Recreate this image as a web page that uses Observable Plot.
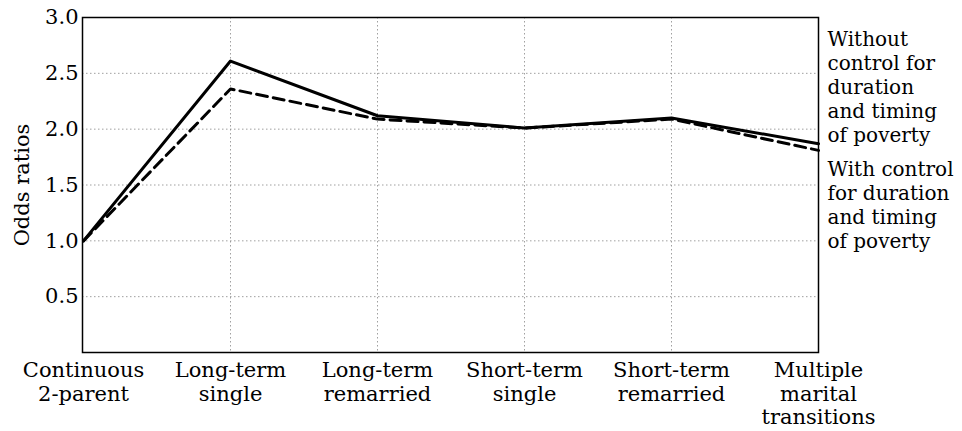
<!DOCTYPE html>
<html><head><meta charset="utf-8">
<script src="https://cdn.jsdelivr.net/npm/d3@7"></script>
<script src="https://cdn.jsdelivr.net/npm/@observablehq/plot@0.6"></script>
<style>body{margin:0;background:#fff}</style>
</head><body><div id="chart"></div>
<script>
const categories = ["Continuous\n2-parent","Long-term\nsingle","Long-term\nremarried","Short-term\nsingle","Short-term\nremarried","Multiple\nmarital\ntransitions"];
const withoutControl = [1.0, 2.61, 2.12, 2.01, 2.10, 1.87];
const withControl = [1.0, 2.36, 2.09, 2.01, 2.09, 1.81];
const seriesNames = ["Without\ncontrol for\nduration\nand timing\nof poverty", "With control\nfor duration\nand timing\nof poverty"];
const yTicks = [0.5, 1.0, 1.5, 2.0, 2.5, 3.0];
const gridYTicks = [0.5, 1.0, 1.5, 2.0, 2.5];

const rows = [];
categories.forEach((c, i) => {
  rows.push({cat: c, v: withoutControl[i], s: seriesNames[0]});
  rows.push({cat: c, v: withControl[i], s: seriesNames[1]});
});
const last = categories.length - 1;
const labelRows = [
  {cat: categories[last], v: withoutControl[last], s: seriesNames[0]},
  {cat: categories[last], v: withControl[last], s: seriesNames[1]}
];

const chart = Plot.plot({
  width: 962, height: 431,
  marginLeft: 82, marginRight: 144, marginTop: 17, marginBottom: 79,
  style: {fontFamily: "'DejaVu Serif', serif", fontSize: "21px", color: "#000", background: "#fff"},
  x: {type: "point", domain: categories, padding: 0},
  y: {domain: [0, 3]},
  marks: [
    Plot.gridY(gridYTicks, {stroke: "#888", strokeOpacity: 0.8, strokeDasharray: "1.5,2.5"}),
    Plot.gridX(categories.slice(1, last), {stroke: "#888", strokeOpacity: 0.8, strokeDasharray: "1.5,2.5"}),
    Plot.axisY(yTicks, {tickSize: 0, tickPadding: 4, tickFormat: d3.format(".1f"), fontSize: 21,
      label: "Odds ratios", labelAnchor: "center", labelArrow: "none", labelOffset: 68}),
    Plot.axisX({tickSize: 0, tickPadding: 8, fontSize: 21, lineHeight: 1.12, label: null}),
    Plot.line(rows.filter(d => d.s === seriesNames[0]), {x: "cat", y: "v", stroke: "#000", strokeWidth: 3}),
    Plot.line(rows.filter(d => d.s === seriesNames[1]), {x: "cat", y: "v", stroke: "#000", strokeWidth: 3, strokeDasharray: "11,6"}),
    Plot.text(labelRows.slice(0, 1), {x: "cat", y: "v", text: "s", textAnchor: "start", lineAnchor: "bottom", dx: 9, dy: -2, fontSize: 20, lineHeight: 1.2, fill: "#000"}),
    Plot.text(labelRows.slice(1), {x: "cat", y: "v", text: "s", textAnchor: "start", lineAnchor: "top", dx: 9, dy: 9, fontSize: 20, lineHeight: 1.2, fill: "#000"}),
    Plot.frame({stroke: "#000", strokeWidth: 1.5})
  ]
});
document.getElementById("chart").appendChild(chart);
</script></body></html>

━━━━━━━━━━━━━━━━━━━━━━━━━━━━━━

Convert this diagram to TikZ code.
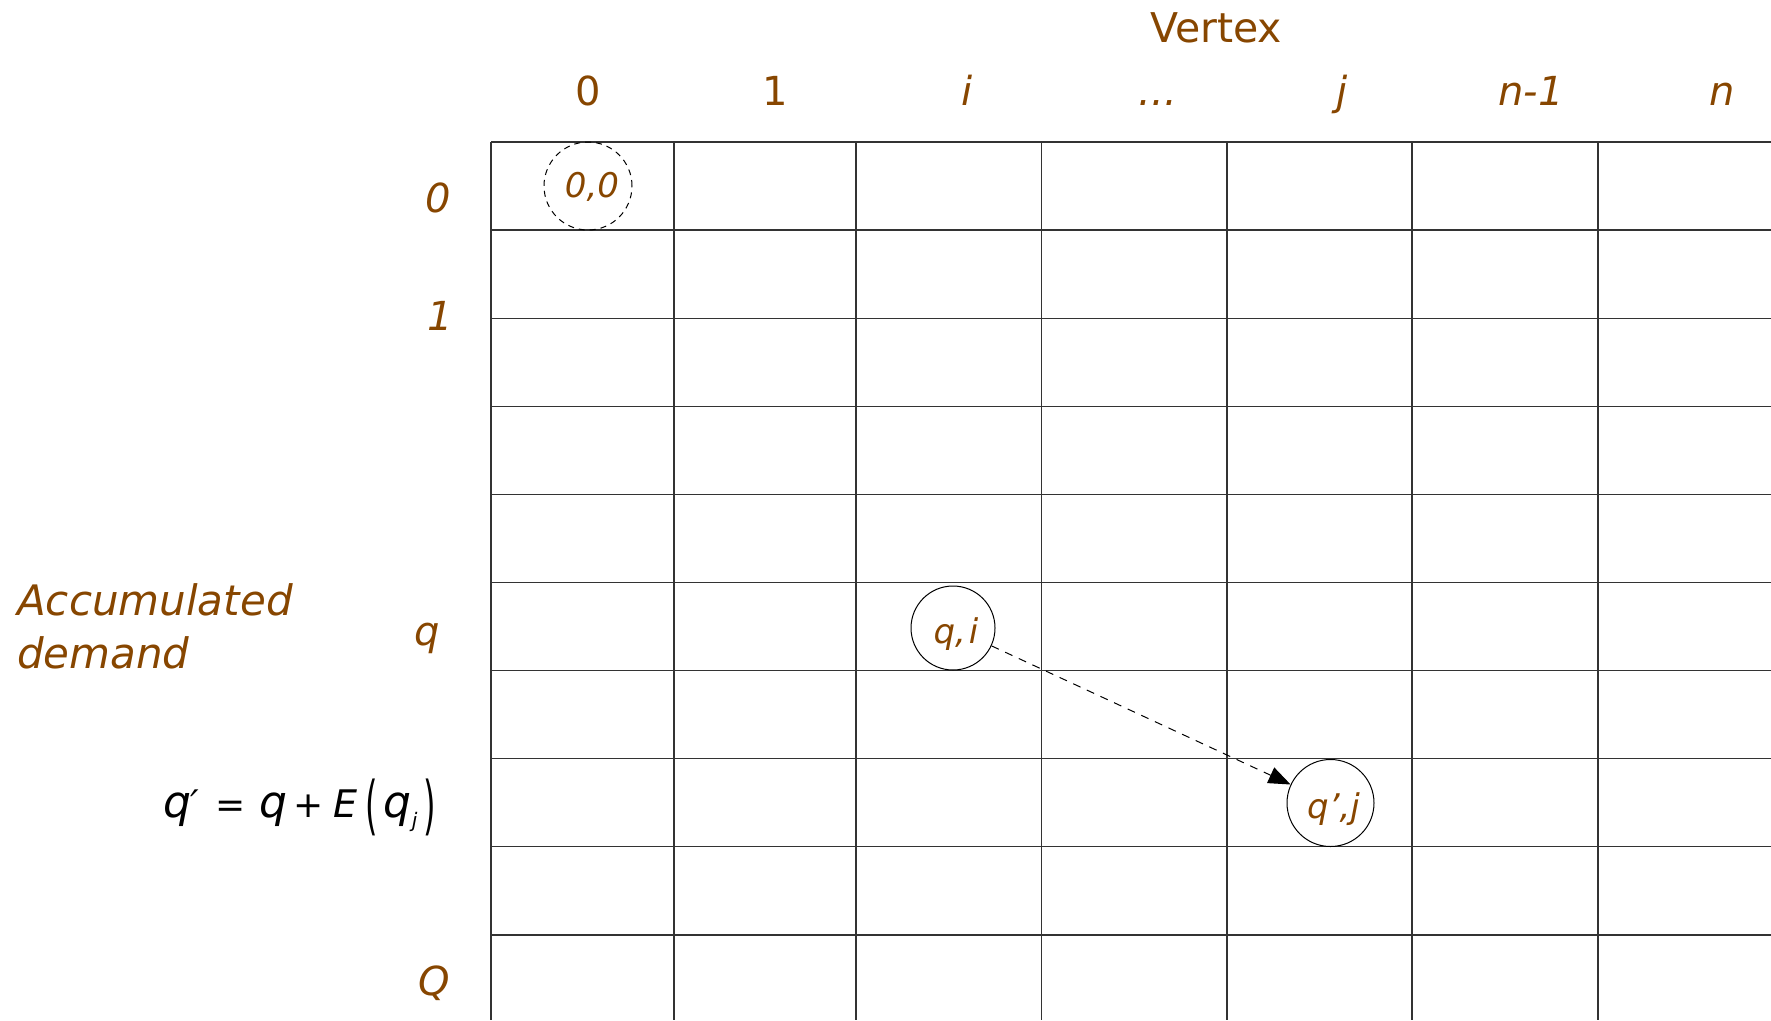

━━━━━━━━━━━━━━━━━━━━━━━━━━━━━━

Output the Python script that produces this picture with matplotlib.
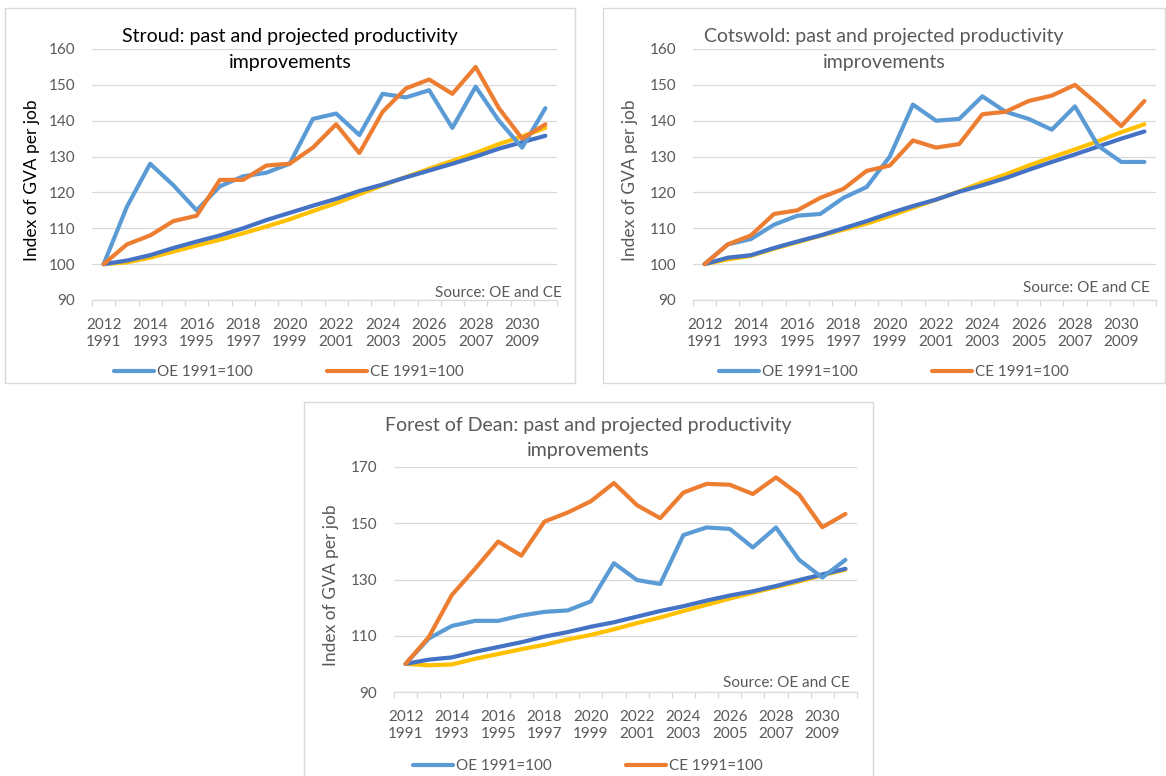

━━━━━━━━━━━━━━━━━━━━━━━━━━━━━━

Problem statement: Between the line with "Recreate this image" and the line with "const gridYTicks = [0.5, 1.0, 1.5, 2.0, 2.5];", ends included, lies the span to copy exactly; copy nothing else and leave out the pictures.

Answer:
Recreate this image as a web page that uses Observable Plot.
<!DOCTYPE html>
<html><head><meta charset="utf-8">
<script src="https://cdn.jsdelivr.net/npm/d3@7"></script>
<script src="https://cdn.jsdelivr.net/npm/@observablehq/plot@0.6"></script>
<style>body{margin:0;background:#fff}</style>
</head><body><div id="chart"></div>
<script>
const categories = ["Continuous\n2-parent","Long-term\nsingle","Long-term\nremarried","Short-term\nsingle","Short-term\nremarried","Multiple\nmarital\ntransitions"];
const withoutControl = [1.0, 2.61, 2.12, 2.01, 2.10, 1.87];
const withControl = [1.0, 2.36, 2.09, 2.01, 2.09, 1.81];
const seriesNames = ["Without\ncontrol for\nduration\nand timing\nof poverty", "With control\nfor duration\nand timing\nof poverty"];
const yTicks = [0.5, 1.0, 1.5, 2.0, 2.5, 3.0];
const gridYTicks = [0.5, 1.0, 1.5, 2.0, 2.5];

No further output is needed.